Mommy A My biggest fear is that my children will be ungrateful. It’s ironic because my own parents came to the US to provide a better life for their children. They succeeded. My life is definitely better than theirs in regards to education, money, and employment. I think this is true for most parents. I feel the same way. I want my children to have things that I did not. However, in doing so, there’s a risk of providing too much. If you do not struggle and your children to not witness or experience hard times (especially financially), then I doubt they can really understand the value of hard work and having things. My biggest challenge right now is trying to teach our oldest that she cannot have everything she wants and to be grateful for what she already has.

Mommy C As a survivor of childhood sexual abuse, I am terrified of our daughter finding herself in an uncomfortable, unwanted or unsafe sexual situation. I hope she will always have at least one adult that she feels safe talking to if she needs help.

Mommy D My biggest fear is that one of them would get a terminal illness or die in an accident. I could not handle that, and I would not want to watch my husband go through that.

Mommy E Right now answering this, I want to make sure my child develops fully in the early years, good motor skills and speech skills so he can grow and learn at a normal pace. Also, want to make sure I keep my patience in any situation and can be a nurturing parent.

Mommy F Being left alone in the world. Not having a soulmate or feeling that there’s no one they can turn to. Not having the joy of being a companion and sharing your life with someone.

Mommy H I am so scared that someone will come into my house and take him. It happens a lot in the state we live in. I make sure all the doors and windows are looked and that the alarm is on. I constantly wake up during the night and look at our video monitor.

dp What were some dreams of yours for your children prior to having them? Have those changed after having them?

Mommy A I don’t really have any dreams for my children like careers or where to attend college. I have characteristics I want them to have. I want my girls to grow up respecting themselves and others. I want them to have self-esteem and learn how to make good decisions. I want them to be comfortable in their own skin. I want them to be smart and healthy.

Mommy D I just wished for them to be happy and healthy.

Mommy G I want her to be excellent at tennis and I do have the dream of her being a cheerleader – I know that sounds pageantry, but to me it means she comfortable, happy, and accepted. But, really as long as she’s smart and secure, if she’s those two things, she can be anything she wants to be.

dp Has there been a helpful method you followed in raising them?

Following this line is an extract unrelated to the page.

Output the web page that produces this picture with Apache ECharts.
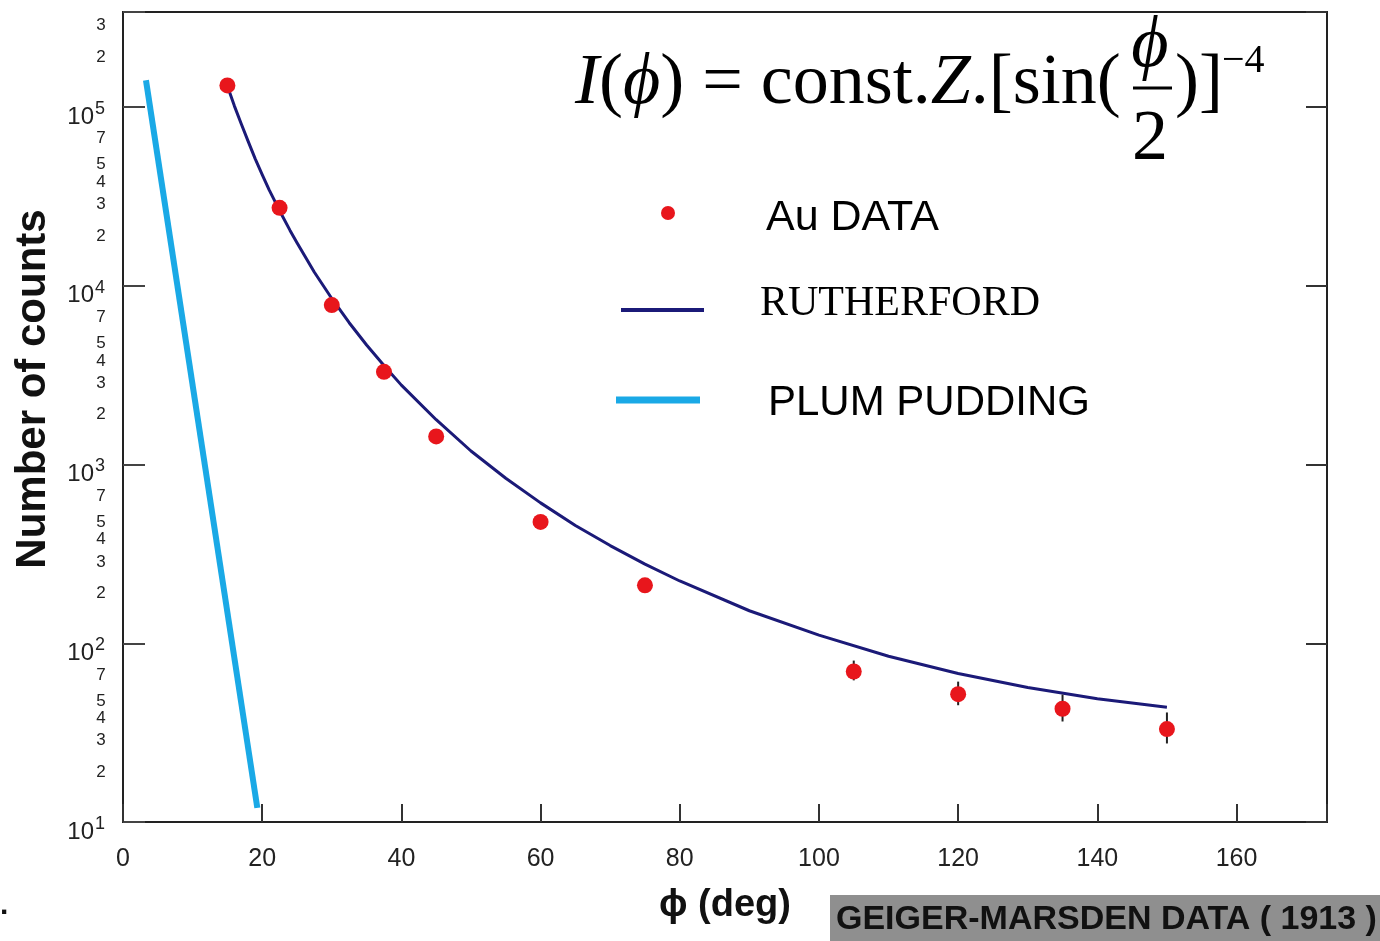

Mommy A Not really. I participate in the trial and error philosophy – if it doesn’t work, try something else!

Mommy B Find a church home and keep your family all in the same church life. Give love and pass it on. One can never give too much.

Mommy C We follow general themes of attachment parenting and child guided learning, but I struggle with prescribed methodologies. I found resources like Alfie Kohn’s book, Unconditional Parenting, that encourage parents to check in with themselves and question themselves to be very helpful in providing a most basic suggestion. Asking myself what I am doing and why is the best way I have found to parent with integrity.

Mommy E We are reading the Baby Wise book right now and my husband is all about it- getting the baby on a schedule. We’ll see if this holds up or not once the baby comes!

Mommy F No, but I wished I had followed a method. I think it’s wonderful idea to have that stuff now, at least it gives you things to fall back on. Specifically on how to discipline, calm correcting that means more instead of rage or anger. All that is very important. People today should take advantage of classes and books because there is so much good stuff out there.

Mommy G Baby Wise – it works. She was born at 10 pm – her active time was always that time from then. It gave her a schedule.

Mommy H Try to be consistent as possible. If I am inconsistent than it throws off schedules and impacts his sleeping and eating.